[Nfbnet-members-list] FW: Help a blind exchange student

David Andrews dandrews at visi.com
Fri Jul 22 21:23:52 UTC 2016

>I work for a nonprofit organization that designs 
>educational exchange programs for international 
>students. These students learn about American 
>culture and values firsthand by living with an 
>American host family and attending an American 
>high school for a year. We place these students 
>in communities throughout the U.S.
>One of our students who will be arriving in 
>August is Tea from Bosnia and Herzegovina. She 
>is an aspiring journalist and we are very 
>excited to see what this upcoming year in the 
>U.S. has in store for her. We know that Tea is 
>eager to experience not only American culture as 
>a whole, but also learn for herself the 
>differences in accessibility and resources for 
>people in the United States who are visually 
>impaired. Our students typically arrive ready to 
>embrace new experiences! Her exchange program, 
>the YES Program, is sponsored by the U.S. 
>Department of State, which means Tea underwent a 
>rigorous screening and application process­the 
>acceptance rate for the program is only 3% out 
>of tens of thousands of applicants.
>We are hoping to spread information about Tea to 
>people who may be interested in hosting her 
>because we truly believe this will be a 
>transformative experience for both our student 
>and for a family who opens their home to her. If 
>you feel this is something that may interest 
>your group, I would be pleased to speak with you 
>further and provide additional information about 
>this bright, young scholarship student.
>Amanda Morgan
>Amanda Morgan
>Senior Program Officer, International Student Support Team
>American Councils for International Education
>1828 L Street N.W., Suite 1200
>Washington, D.C. 20036
>T: 202-833-7522
>Toll-free:  1-866-790-2086
>F: 202-833-7523
>AC logo signature
>·                     * * * *
>“Hello! My name is Tea. I hope that you will 
>consider me as a member of your family so 
>together we can create memories that will last 
>forever!” Tea and her family enjoy cooking, 
>playing board games, and sharing picnics. 

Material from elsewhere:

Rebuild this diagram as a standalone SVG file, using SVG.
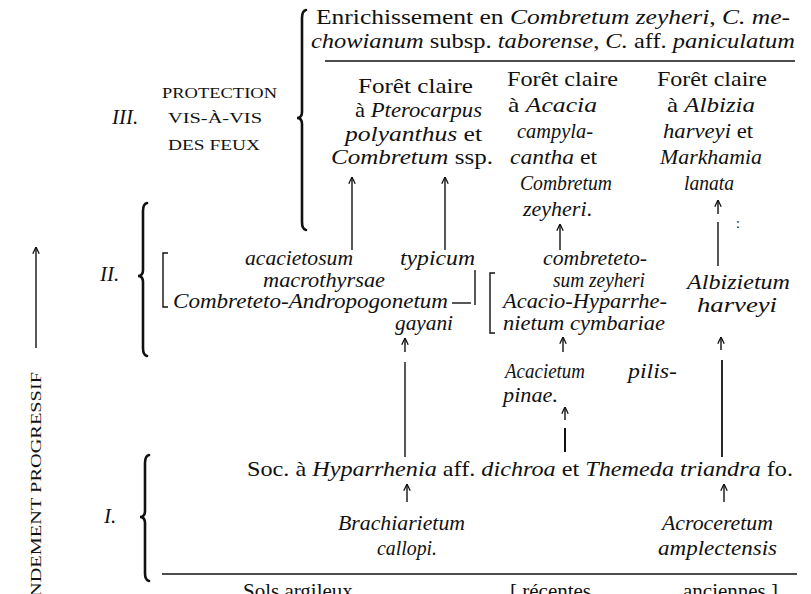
<svg xmlns="http://www.w3.org/2000/svg" width="811" height="594" viewBox="0 0 811 594">
<defs>
<style>
.t{font-family:"Liberation Serif","Times New Roman",serif;font-size:21px;fill:#111}
.i{font-style:italic}
.sc{font-size:14px}
.vt{font-size:15px}
.ln{stroke:#111;stroke-width:1.4;fill:none}
.br{stroke:#111;stroke-width:2.6;fill:none;stroke-linecap:round}
.ar{stroke:#111;stroke-width:1.4;fill:none;marker-end:url(#ah)}
</style>
<marker id="ah" viewBox="0 0 10 10" refX="9.5" refY="5" markerWidth="8" markerHeight="8" markerUnits="userSpaceOnUse" orient="auto">
<path d="M1,1 L9.5,5 L1,9" fill="none" stroke="#111" stroke-width="1.6"/>
</marker>
</defs>
<rect width="811" height="594" fill="#fff"/>

<g id="braces">
<path class="br" d="M306,10 Q302,11 302,18 L302,112 Q302,118 297,118 Q302,118 302,124 L302,222 Q302,229 306,230"/>
<path class="br" d="M147,203 Q143,204 143,211 L143,270 Q143,276 138,276 Q143,276 143,282 L143,348 Q143,355 147,356"/>
<path class="br" d="M149,455 Q145,456 145,463 L145,511 Q145,517 140,517 Q145,517 145,523 L145,573 Q145,580 149,581"/>
<path class="ln" d="M168,253 L163,253 L163,307 L168,307"/>
<path class="ln" d="M495,273 L490,273 L490,333 L495,333"/>
<line class="ln" x1="325" y1="61" x2="795" y2="61"/>
<line class="ln" x1="162" y1="574" x2="797" y2="574"/>
</g>

<g id="level-labels" class="t">
<text class="i" x="112" y="124">III.</text>
<text class="i" x="100" y="281">II.</text>
<text class="i" x="104" y="523">I.</text>
<text class="sc" x="162" y="98" textLength="115" lengthAdjust="spacingAndGlyphs">PROTECTION</text>
<text class="sc" x="168" y="123" textLength="94" lengthAdjust="spacingAndGlyphs">VIS-À-VIS</text>
<text class="sc" x="168" y="150" textLength="92" lengthAdjust="spacingAndGlyphs">DES  FEUX</text>
<text class="vt" transform="translate(41,372) rotate(-90)" text-anchor="end" textLength="225" lengthAdjust="spacingAndGlyphs">NDEMENT  PROGRESSIF</text>
</g>

<g id="enrichissement" class="t">
<text x="316" y="24" textLength="474" lengthAdjust="spacingAndGlyphs">Enrichissement en <tspan class="i">Combretum zeyheri</tspan>, <tspan class="i">C. me-</tspan></text>
<text x="311" y="48" textLength="484" lengthAdjust="spacingAndGlyphs"><tspan class="i">chowianum</tspan> subsp. <tspan class="i">taborense</tspan>, <tspan class="i">C.</tspan> aff. <tspan class="i">paniculatum</tspan></text>
</g>

<g id="foret-pterocarpus" class="t">
<text x="358" y="93" textLength="115" lengthAdjust="spacingAndGlyphs">Forêt claire</text>
<text x="355" y="117" textLength="127" lengthAdjust="spacingAndGlyphs">à <tspan class="i">Pterocarpus</tspan></text>
<text x="345" y="141" textLength="137" lengthAdjust="spacingAndGlyphs"><tspan class="i">polyanthus</tspan> et</text>
<text x="331" y="164" textLength="162" lengthAdjust="spacingAndGlyphs"><tspan class="i">Combretum</tspan>  ssp.</text>
</g>

<g id="foret-acacia" class="t">
<text x="507" y="86" textLength="111" lengthAdjust="spacingAndGlyphs">Forêt claire</text>
<text x="508" y="112" textLength="89" lengthAdjust="spacingAndGlyphs">à <tspan class="i">Acacia</tspan></text>
<text class="i" x="517" y="138" textLength="76" lengthAdjust="spacingAndGlyphs">campyla-</text>
<text x="510" y="164" textLength="87" lengthAdjust="spacingAndGlyphs"><tspan class="i">cantha</tspan> et</text>
<text class="i" x="520" y="190" textLength="92" lengthAdjust="spacingAndGlyphs">Combretum</text>
<text x="523" y="216" textLength="69" lengthAdjust="spacingAndGlyphs"><tspan class="i">zeyheri</tspan>.</text>
</g>

<g id="foret-albizia" class="t">
<text x="657" y="86" textLength="110" lengthAdjust="spacingAndGlyphs">Forêt claire</text>
<text x="667" y="112" textLength="88" lengthAdjust="spacingAndGlyphs">à <tspan class="i">Albizia</tspan></text>
<text x="663" y="138" textLength="90" lengthAdjust="spacingAndGlyphs"><tspan class="i">harveyi</tspan> et</text>
<text class="i" x="660" y="164" textLength="102" lengthAdjust="spacingAndGlyphs">Markhamia</text>
<text class="i" x="684" y="190" textLength="50" lengthAdjust="spacingAndGlyphs">lanata</text>
<text x="736" y="228" style="font-size:14px">:</text>
</g>

<g id="combreteto-andropogonetum" class="t i">
<text x="245" y="265" textLength="108" lengthAdjust="spacingAndGlyphs">acacietosum</text>
<text x="400" y="265" textLength="75" lengthAdjust="spacingAndGlyphs">typicum</text>
<text x="263" y="287" textLength="122" lengthAdjust="spacingAndGlyphs">macrothyrsae</text>
<text x="173" y="308" textLength="275" lengthAdjust="spacingAndGlyphs">Combreteto-Andropogonetum</text>
<text x="395" y="330" textLength="58" lengthAdjust="spacingAndGlyphs">gayani</text>
</g>

<g id="acacio-hyparrhenietum" class="t i">
<text x="543" y="265" textLength="104" lengthAdjust="spacingAndGlyphs">combreteto-</text>
<text x="553" y="287" textLength="92" lengthAdjust="spacingAndGlyphs">sum  zeyheri</text>
<text x="503" y="308" textLength="164" lengthAdjust="spacingAndGlyphs">Acacio-Hyparrhe-</text>
<text x="503" y="330" textLength="162" lengthAdjust="spacingAndGlyphs">nietum  cymbariae</text>
</g>

<g id="albizietum" class="t i">
<text x="687" y="289" textLength="103" lengthAdjust="spacingAndGlyphs">Albizietum</text>
<text x="697" y="312" textLength="80" lengthAdjust="spacingAndGlyphs">harveyi</text>
</g>

<g id="acacietum" class="t i">
<text x="505" y="378" textLength="80" lengthAdjust="spacingAndGlyphs">Acacietum</text>
<text x="628" y="378" textLength="49" lengthAdjust="spacingAndGlyphs">pilis-</text>
<text x="503" y="402" textLength="55" lengthAdjust="spacingAndGlyphs">pinae.</text>
</g>

<g id="soc-hyparrhenia" class="t">
<text x="247" y="476" textLength="546" lengthAdjust="spacingAndGlyphs">Soc. à <tspan class="i">Hyparrhenia</tspan> aff.  <tspan class="i">dichroa</tspan> et <tspan class="i">Themeda triandra</tspan> fo.</text>
</g>

<g id="brachiarietum" class="t i">
<text x="338" y="530" textLength="127" lengthAdjust="spacingAndGlyphs">Brachiarietum</text>
<text x="377" y="555" textLength="60" lengthAdjust="spacingAndGlyphs">callopi.</text>
</g>

<g id="acroceretum" class="t i">
<text x="662" y="530" textLength="111" lengthAdjust="spacingAndGlyphs">Acroceretum</text>
<text x="658" y="555" textLength="119" lengthAdjust="spacingAndGlyphs">amplectensis</text>
</g>

<g id="soils" class="t">
<text x="243" y="598">Sols argileux</text>
<text x="510" y="598">[ récentes</text>
<text x="683" y="598">anciennes ]</text>
</g>

<g id="connectors">
<line class="ar" x1="36" y1="348" x2="36" y2="247"/>
<line class="ar" x1="352" y1="250" x2="352" y2="177"/>
<line class="ar" x1="445" y1="250" x2="445" y2="177"/>
<line class="ar" x1="560" y1="250" x2="560" y2="224"/>
<line class="ar" x1="718" y1="214" x2="718" y2="200"/>
<line class="ln" x1="718" y1="222" x2="718" y2="266"/>
<line class="ln" x1="452" y1="303" x2="471" y2="303"/>
<line class="ln" x1="475" y1="270" x2="475" y2="305"/>
<line class="ar" x1="405" y1="352" x2="405" y2="338"/>
<line class="ln" x1="405" y1="362" x2="405" y2="457"/>
<line class="ar" x1="563" y1="352" x2="563" y2="337"/>
<line class="ar" x1="565" y1="420" x2="565" y2="407"/>
<line class="ln" x1="565" y1="428" x2="565" y2="452" style="stroke-width:2"/>
<line class="ar" x1="721" y1="350" x2="721" y2="337"/>
<line class="ln" x1="722" y1="360" x2="722" y2="457" style="stroke-width:1.8"/>
<line class="ar" x1="407" y1="502" x2="407" y2="484"/>
<line class="ar" x1="724" y1="502" x2="724" y2="484"/>
</g>
</svg>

>Although visually impaired, Tea quickly adapts 
>to new environments – her parents agree that it 
>won’t take long to be familiar with her new 
>school and host family surroundings. They are 
>proud of her adaptability and independence; in 
>familiar environments she navigates 
>independently with the assistance of a white 
>cane. Tea tutors children in her free time, and 
>she says “I love helping kids! I improve myself 
>through this activity, and I help others with my 
>knowledge.” Helping in the community is 
>important to Tea, “we need to work for our 
>country and for our future.” In the future, she 
>aspires to become a journalist. “I want to 
>improve my community. Protecting human rights is 
>my goal and making people talk about things that 
>need to be improved.” At school, Tea is an 
>active member of debate and enjoys singing in 
>the choir. She is very active and enjoys 
>bicycling, playing basketball, and gymnastics. 
>Tea loves spending time with friends, especially 
>going to the theater and watching movies. She is 
>the friend to ask for a book recommendation as 
>she is an avid reader and writer. To her host 
>family, she writes, “I’m looking forward to 
>meeting you and learning about American culture from you!”